TUI Travel summer bookings are boosted by poor weather
TUI TRAVEL, the world’s biggest tour operator, said yesterday that summer holiday bookings had risen as rain-soaked northern Europeans sought out the sun and kept tight control on their budgets with package deals.
The group, which owns Thomson and First Choice, said it had sold around 86 per cent of its summer holidays by the end of June and had fewer holidays left to sell compared with the same point last year.
The gloomy weather offset weaker demand for holidays in crisis-hit Greece, chief executive Peter Long told reporters.
“Northern Europe has been pretty consistently bad from a weather perspective over the last couple of months and that has benefitted us with people deciding to book [holidays],” he said.
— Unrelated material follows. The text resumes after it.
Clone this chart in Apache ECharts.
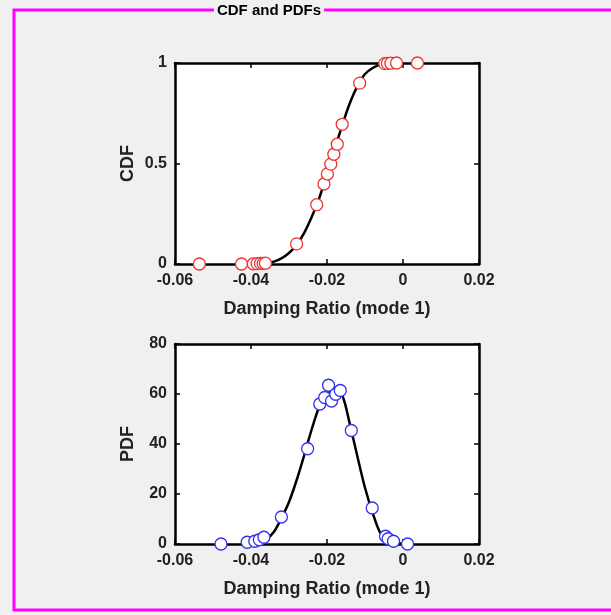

TUI Travel said underlying operating profit fell 16 per cent to £74m in the three months to the end of June, primarily because the Easter holidays fell in its second quarter as opposed to the third quarter in 2011. Group revenues fell two per cent to £3.69bn, while operating margin dropped 0.3 points to two per cent.
The firm said the UK, the Nordic region and Germany had all delivered solid growth during the period but that its French business continued to underperform because of a slower than expected recovery in North African markets. TUI said winter 2012-13 sales started well and that it was confident of meeting full year expectations.